Opposition parties' failure to cooperate costs them Speaker post

LUSAKA: Failure by opposition parties to work together reared its ugly head during the election of the new Speaker of Parliament, Judge Patrick Matibini of president Michael Sata's Patriotic Front (PF) who beat the opposition candidate by a single vote.

In fact had the opposition 'alliance' parties worked as promised during the election campaigns, they would have swept most of the posts in the National Assembly.The new Speaker polled 78 votes against 77 for Richard Kapita, vice-president of the United Party for National Development (UPND) which holds the balance of power in the National Assembly with 28 seats.
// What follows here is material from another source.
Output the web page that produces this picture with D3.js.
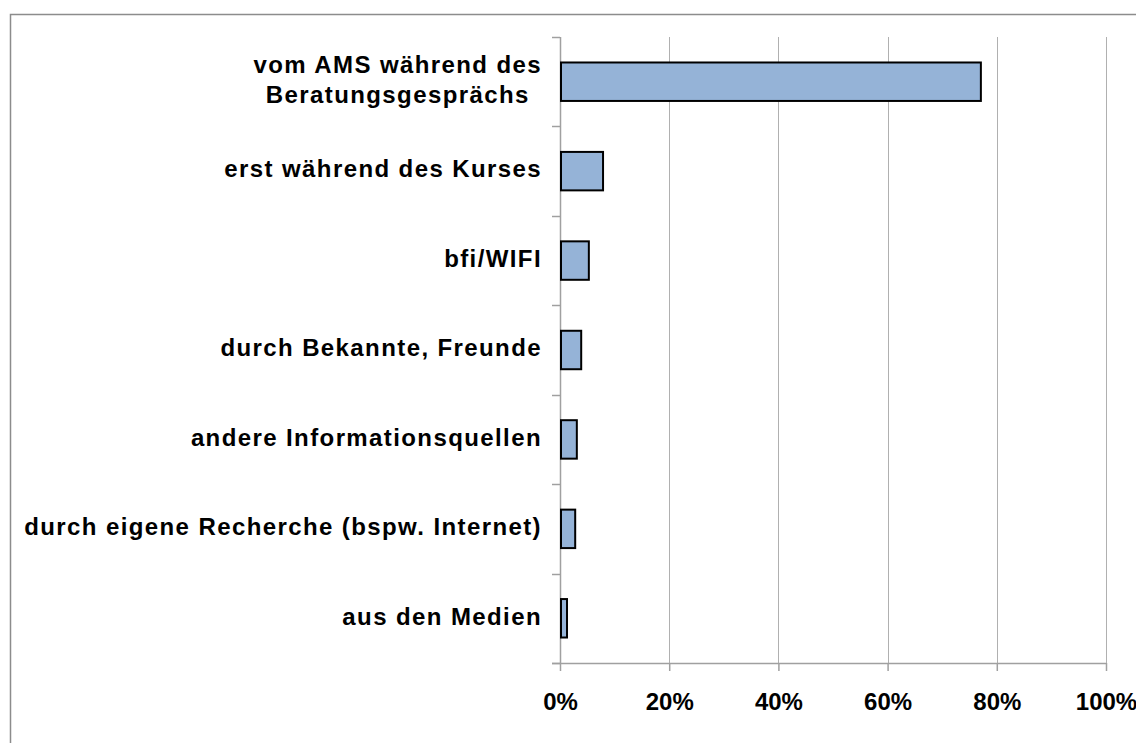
<!DOCTYPE html>
<html>
<head>
<meta charset="utf-8">
<script src="https://cdn.jsdelivr.net/npm/d3@7"></script>
<style>
  body { margin: 0; background: #fff; }
  text { font-family: "Liberation Sans", Arial, sans-serif; font-weight: bold; fill: #000; }
</style>
</head>
<body>
<div id="chart"></div>
<script>
// data
var categories = [
  ["vom AMS während des", "Beratungsgesprächs"],
  ["erst während des Kurses"],
  ["bfi/WIFI"],
  ["durch Bekannte, Freunde"],
  ["andere Informationsquellen"],
  ["durch eigene Recherche (bspw. Internet)"],
  ["aus den Medien"]
];
var values = [0.769, 0.077, 0.051, 0.037, 0.029, 0.026, 0.011];
var xTicks = [0, 0.2, 0.4, 0.6, 0.8, 1.0];

var width = 1136, height = 743;
var margin = {top: 37, right: 30, bottom: 80, left: 560};
var plotW = 1106 - margin.left;
var plotH = 663 - margin.top;

var svg = d3.select("#chart").append("svg")
    .attr("width", width)
    .attr("height", height);

// outer chart border
svg.append("rect")
    .attr("x", 10.5).attr("y", 14.5)
    .attr("width", 1140).attr("height", 740)
    .attr("fill", "none")
    .attr("stroke", "#8c8c8c")
    .attr("stroke-width", 1.5);

var g = svg.append("g")
    .attr("transform", "translate(" + margin.left + "," + margin.top + ")");

var x = d3.scaleLinear().domain([0, 1]).range([0, plotW]);

var idx = d3.range(categories.length);
var y = d3.scaleBand().domain(idx).range([0, plotH])
    .paddingInner(0.57).paddingOuter(0.285);

// gridlines
g.selectAll(".grid")
  .data(xTicks.slice(1))
  .join("line")
    .attr("class", "grid")
    .attr("x1", d => Math.round(x(d)) + 0.5)
    .attr("x2", d => Math.round(x(d)) + 0.5)
    .attr("y1", 0)
    .attr("y2", plotH)
    .attr("stroke", "#b0b0b0")
    .attr("stroke-width", 1);

// bottom axis
var xAxis = g.append("g")
    .attr("transform", "translate(0," + plotH + ")")
    .call(d3.axisBottom(x).tickValues(xTicks).tickFormat(d3.format(".0%"))
      .tickSizeInner(8).tickSizeOuter(0).tickPadding(22));
xAxis.select(".domain").remove();
xAxis.append("line")
    .attr("x1", -8).attr("x2", plotW).attr("y1", 0.5).attr("y2", 0.5)
    .attr("stroke", "#a0a0a0").attr("stroke-width", 1.5);
xAxis.selectAll(".tick line").attr("stroke", "#a0a0a0").attr("stroke-width", 1.5);
xAxis.selectAll(".tick text")
    .attr("font-size", "24px")
    .attr("font-family", "'Liberation Sans', Arial, sans-serif")
    .attr("font-weight", "bold")
    .attr("fill", "#000");

// left axis: line plus ticks at band boundaries
var bounds = d3.range(categories.length + 1).map(i => i * plotH / categories.length);
g.append("line")
    .attr("x1", 0.5).attr("x2", 0.5).attr("y1", 0).attr("y2", plotH)
    .attr("stroke", "#a0a0a0").attr("stroke-width", 1.5);
g.selectAll(".ytick")
  .data(bounds)
  .join("line")
    .attr("class", "ytick")
    .attr("x1", -8).attr("x2", 0)
    .attr("y1", d => Math.round(d) + 0.5)
    .attr("y2", d => Math.round(d) + 0.5)
    .attr("stroke", "#a0a0a0").attr("stroke-width", 1.5);

// bars
g.selectAll(".bar")
  .data(values)
  .join("rect")
    .attr("class", "bar")
    .attr("x", 1)
    .attr("y", (d, i) => y(i))
    .attr("width", d => x(d))
    .attr("height", y.bandwidth())
    .attr("fill", "#95b3d7")
    .attr("stroke", "#000")
    .attr("stroke-width", 2);

// category labels
var labels = g.selectAll(".cat")
  .data(categories)
  .join("text")
    .attr("class", "cat")
    .attr("font-size", "24px")
    .attr("letter-spacing", "1.4px")
    .attr("text-anchor", "middle")
    .attr("transform", function(d, i) {
      return "translate(0," + (y(i) + y.bandwidth() / 2) + ")";
    });

labels.each(function(lines) {
  var t = d3.select(this);
  var lh = 30;
  lines.forEach(function(s, k) {
    t.append("tspan")
      .attr("x", 0)
      .attr("y", (k - (lines.length - 1) / 2) * lh)
      .attr("dy", "0.26em")
      .text(s);
  });
  // right-align the block, lines centred to each other
  var w = this.getBBox().width;
  t.selectAll("tspan").attr("x", -18 - w / 2);
});
</script>
</body>
</html>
Though it is vastly outnumbered by the opposition in the House, the PF had its way on the matter by dint of the opposition failing to work as a team, despite promising to do so during campaigns for the September 20 tripartite elections, which the former ruling Movement for Multiparty Democracy lost for the first time in 20 years.

The PF has only 68 seats including the eight nominated members in the 158-member assembly. This is the first time since 1991 that the opposition is so dominant. Matibini's election as Speaker raised questions of whether the opposition would be strong and cohesive enough to provide checks and balances despite its dominance. For, it tended to show that the governing party, despite being in minority, may still have things pretty much its way.